The ocean with which Britain is encompassed, had thus, at two different periods, a powerful and happy influence upon the course of the English government. During the highest exultation of the feudal monarchy in modern Europe, the safety which England derived from its insular situation, and its remote connection with the disputes and quarrels upon the continent, gave the sovereign, as was observed upon the early part of our History, few opportunities of acting as the general of the national forces; and, consequently, of acquiring the popularity and authority which result from that eminent station. As the great feu-<125>dal superior in the kingdom, he became, therefore, less absolute than the sovereign in any of the great nations upon the continent. When, in a later age, the improvements of commerce and manufactures dried up the ancient sources of the feudal dominion, and turned the course of authority into different channels, the same line of separation between Britain and the neighbouring countries withheld, from the sovereign of the former, that new system of military arrangement which was then introduced into the latter, and which in them became the great instrument of despotism. The feudal king of England saw no other path to greatness than by undermining the aristocracy; and was willing to barter the exaltation of the lower, for the depression of the higher classes. Her commercial sovereign found that he was unable to set bounds to those liberties, which his predecessors had endeavoured to promote, and was thence induced, though with infinite reluctance, to compound the disputes with his people, and to relinquish a part of his prerogative in order to retain the rest.<126>

[1. ]The “auld alliance” between France and Scotland took formal shape in the thirteenth century, and served Scotland well during its Wars of Independence against England in the fourteenth century. Later, the success of the English Reformation prompted France to strengthen the traditional alliance with dynastic marriages. The high point of French influence came soon after, during the regency of Marie de Guise just prior to the Scottish Reformation.

[2. ]See HE, 4:354–60.

[3. ]Millar here takes up an explanation of aristocratic luxury and its role in changing the balance of social and political power that was earlier articulated by both Hume and Smith.

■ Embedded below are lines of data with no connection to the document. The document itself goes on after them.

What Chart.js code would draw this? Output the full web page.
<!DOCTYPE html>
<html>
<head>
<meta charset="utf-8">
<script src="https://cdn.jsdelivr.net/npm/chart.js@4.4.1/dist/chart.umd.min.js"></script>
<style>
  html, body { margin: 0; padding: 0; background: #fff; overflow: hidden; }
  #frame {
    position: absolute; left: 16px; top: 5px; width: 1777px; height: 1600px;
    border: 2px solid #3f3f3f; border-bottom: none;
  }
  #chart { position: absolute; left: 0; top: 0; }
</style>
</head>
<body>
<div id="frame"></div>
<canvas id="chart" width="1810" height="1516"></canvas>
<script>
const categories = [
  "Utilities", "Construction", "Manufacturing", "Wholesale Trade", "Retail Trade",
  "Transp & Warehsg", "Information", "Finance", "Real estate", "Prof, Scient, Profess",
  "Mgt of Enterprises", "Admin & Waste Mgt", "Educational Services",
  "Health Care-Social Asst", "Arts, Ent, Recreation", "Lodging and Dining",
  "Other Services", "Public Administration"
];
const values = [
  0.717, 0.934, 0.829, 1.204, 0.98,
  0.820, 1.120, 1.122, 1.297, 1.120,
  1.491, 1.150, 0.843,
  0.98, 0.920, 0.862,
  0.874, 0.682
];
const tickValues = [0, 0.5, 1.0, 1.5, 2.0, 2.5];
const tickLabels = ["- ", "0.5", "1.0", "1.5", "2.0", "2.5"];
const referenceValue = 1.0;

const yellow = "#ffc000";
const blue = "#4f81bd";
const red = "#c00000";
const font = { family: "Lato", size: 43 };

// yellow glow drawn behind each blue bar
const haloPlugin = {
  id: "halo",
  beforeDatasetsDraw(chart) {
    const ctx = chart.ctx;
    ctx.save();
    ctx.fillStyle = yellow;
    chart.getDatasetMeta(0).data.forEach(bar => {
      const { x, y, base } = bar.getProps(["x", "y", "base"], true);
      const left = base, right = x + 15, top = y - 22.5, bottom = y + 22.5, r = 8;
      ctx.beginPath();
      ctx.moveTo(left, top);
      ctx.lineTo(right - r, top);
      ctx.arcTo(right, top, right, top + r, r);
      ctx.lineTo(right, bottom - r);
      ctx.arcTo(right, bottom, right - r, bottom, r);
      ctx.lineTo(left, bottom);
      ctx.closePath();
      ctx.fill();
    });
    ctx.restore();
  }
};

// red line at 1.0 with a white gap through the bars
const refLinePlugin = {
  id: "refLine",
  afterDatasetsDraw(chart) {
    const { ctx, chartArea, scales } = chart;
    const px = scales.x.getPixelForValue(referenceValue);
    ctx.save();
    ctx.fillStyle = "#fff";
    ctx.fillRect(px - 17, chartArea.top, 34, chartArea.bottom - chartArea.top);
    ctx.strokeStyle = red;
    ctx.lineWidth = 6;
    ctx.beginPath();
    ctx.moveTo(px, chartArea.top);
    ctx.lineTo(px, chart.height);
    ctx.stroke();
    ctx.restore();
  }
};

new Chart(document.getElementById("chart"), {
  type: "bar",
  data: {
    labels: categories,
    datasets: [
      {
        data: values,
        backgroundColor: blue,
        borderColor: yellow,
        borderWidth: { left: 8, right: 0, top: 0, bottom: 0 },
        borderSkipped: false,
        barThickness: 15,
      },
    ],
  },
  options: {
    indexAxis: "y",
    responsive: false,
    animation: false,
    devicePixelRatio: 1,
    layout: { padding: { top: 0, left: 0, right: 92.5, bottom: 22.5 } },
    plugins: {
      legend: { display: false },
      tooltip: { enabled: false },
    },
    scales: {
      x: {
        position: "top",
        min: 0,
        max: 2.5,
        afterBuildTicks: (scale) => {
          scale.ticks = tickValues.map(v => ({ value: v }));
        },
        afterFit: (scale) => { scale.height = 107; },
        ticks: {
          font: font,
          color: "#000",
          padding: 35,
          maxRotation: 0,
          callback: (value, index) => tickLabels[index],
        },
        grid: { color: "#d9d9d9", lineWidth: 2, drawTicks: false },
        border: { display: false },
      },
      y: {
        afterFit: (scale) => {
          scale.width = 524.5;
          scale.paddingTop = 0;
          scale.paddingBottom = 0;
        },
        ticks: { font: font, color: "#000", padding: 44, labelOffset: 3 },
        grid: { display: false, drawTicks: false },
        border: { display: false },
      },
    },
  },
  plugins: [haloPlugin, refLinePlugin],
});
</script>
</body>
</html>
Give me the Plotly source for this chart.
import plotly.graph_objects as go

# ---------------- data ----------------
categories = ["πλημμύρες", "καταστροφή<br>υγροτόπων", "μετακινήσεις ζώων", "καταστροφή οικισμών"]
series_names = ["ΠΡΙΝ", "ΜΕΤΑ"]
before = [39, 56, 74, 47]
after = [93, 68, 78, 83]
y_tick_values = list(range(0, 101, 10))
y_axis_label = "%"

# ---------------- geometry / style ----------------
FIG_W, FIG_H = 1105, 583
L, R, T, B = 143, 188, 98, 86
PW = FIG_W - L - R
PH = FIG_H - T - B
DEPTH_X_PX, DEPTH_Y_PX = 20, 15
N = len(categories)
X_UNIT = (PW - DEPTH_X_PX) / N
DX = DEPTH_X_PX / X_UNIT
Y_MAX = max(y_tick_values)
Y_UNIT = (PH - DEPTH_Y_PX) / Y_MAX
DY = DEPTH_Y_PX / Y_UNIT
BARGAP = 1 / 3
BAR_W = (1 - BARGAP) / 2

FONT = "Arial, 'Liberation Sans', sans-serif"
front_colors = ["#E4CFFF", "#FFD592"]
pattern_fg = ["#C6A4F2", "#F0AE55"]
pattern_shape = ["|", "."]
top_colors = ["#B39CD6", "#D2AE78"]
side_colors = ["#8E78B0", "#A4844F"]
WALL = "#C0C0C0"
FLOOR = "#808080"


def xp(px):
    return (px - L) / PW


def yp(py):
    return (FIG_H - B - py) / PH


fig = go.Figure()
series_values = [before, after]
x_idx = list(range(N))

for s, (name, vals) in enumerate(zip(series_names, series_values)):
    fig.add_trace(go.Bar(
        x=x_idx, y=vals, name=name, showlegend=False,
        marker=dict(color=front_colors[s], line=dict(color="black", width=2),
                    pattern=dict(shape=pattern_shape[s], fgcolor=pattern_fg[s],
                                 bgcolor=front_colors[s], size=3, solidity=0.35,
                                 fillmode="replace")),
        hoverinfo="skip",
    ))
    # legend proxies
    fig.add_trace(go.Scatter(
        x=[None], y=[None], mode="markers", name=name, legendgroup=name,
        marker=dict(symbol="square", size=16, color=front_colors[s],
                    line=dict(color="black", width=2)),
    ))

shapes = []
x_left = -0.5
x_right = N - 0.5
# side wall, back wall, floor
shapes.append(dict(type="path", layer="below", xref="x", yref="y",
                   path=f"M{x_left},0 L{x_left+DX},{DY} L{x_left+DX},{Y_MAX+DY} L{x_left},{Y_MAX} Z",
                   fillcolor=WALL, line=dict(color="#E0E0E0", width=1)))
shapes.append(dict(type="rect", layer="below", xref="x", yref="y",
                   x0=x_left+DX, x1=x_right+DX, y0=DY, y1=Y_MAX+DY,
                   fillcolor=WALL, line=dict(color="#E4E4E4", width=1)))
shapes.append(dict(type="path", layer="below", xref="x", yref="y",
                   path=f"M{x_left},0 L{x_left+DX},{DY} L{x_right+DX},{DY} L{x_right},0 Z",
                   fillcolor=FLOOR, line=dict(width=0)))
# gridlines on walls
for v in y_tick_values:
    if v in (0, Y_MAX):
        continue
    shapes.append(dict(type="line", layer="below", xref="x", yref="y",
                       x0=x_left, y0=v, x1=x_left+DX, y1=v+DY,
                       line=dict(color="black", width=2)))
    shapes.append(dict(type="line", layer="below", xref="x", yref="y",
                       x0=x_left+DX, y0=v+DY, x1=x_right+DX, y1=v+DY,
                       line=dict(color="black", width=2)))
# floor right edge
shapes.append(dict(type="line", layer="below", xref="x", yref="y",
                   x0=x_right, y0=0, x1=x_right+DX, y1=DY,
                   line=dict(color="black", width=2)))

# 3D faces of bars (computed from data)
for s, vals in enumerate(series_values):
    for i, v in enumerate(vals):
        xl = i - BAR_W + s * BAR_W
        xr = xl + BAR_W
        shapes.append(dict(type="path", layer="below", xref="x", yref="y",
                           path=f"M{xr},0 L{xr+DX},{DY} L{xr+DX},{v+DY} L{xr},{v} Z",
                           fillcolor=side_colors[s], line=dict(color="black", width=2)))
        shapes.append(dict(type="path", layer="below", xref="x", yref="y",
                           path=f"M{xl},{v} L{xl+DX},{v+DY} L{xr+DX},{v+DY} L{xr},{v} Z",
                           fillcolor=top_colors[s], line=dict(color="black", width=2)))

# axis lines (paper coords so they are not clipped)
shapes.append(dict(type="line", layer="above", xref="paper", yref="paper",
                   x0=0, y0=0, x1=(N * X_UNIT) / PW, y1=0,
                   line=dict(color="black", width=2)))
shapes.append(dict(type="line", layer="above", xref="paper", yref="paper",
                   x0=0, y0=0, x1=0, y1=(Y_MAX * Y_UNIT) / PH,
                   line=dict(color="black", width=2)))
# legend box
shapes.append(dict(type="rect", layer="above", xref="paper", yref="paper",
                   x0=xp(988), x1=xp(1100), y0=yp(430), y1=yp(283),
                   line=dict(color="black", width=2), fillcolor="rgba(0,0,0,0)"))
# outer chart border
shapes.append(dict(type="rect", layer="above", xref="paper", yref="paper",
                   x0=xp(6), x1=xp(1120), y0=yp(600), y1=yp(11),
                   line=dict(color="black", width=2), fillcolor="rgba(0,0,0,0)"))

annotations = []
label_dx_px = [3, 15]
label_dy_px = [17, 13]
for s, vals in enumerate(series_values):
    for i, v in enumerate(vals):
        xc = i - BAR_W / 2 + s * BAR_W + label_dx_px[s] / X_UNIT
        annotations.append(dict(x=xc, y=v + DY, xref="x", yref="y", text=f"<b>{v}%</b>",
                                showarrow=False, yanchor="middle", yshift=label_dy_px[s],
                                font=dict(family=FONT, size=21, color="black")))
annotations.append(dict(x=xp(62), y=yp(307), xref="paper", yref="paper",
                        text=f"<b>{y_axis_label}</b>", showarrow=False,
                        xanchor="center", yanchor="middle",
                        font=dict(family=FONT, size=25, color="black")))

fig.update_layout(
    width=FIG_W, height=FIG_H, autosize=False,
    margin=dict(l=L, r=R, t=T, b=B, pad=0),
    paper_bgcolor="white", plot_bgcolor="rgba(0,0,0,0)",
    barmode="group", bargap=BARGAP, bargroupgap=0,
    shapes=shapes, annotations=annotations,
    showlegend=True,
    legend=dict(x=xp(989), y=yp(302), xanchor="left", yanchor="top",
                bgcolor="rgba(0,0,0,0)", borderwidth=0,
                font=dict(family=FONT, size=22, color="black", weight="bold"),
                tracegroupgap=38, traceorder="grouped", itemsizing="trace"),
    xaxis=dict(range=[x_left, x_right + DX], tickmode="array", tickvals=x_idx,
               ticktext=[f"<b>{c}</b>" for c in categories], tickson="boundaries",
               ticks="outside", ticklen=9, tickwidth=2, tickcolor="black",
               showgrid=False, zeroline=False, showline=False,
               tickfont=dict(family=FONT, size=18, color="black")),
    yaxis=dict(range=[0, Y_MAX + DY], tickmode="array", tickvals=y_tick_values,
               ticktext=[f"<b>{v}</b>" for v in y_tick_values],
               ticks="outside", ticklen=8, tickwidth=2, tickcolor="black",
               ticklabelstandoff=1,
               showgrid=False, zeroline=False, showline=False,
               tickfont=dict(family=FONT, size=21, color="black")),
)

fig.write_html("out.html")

[4. ]Millar’s account of the rise of parliamentary authority should be compared with Hume’s insistence that the initial effect of opulence and the loss of feudal dependency was to give the crown “an authority almost absolute.” See HE, 4:384.

[5. ]The importance of mercenary forces or “standing armies” was a major theme in the republican tradition of English political thought and carried considerable influence on the framers of American independence.

[* ]This point I had formerly occasion to consider in a treatise upon “The Origin of the Distinction of Ranks.”

[6. ]Louis XIII (r. 1610–43); Philip II (r. 1556–98); Ferdinand II, Holy Roman Emperor (r. 1619–37).

[7. ]Spirit of solidarity (usually esprit de corps).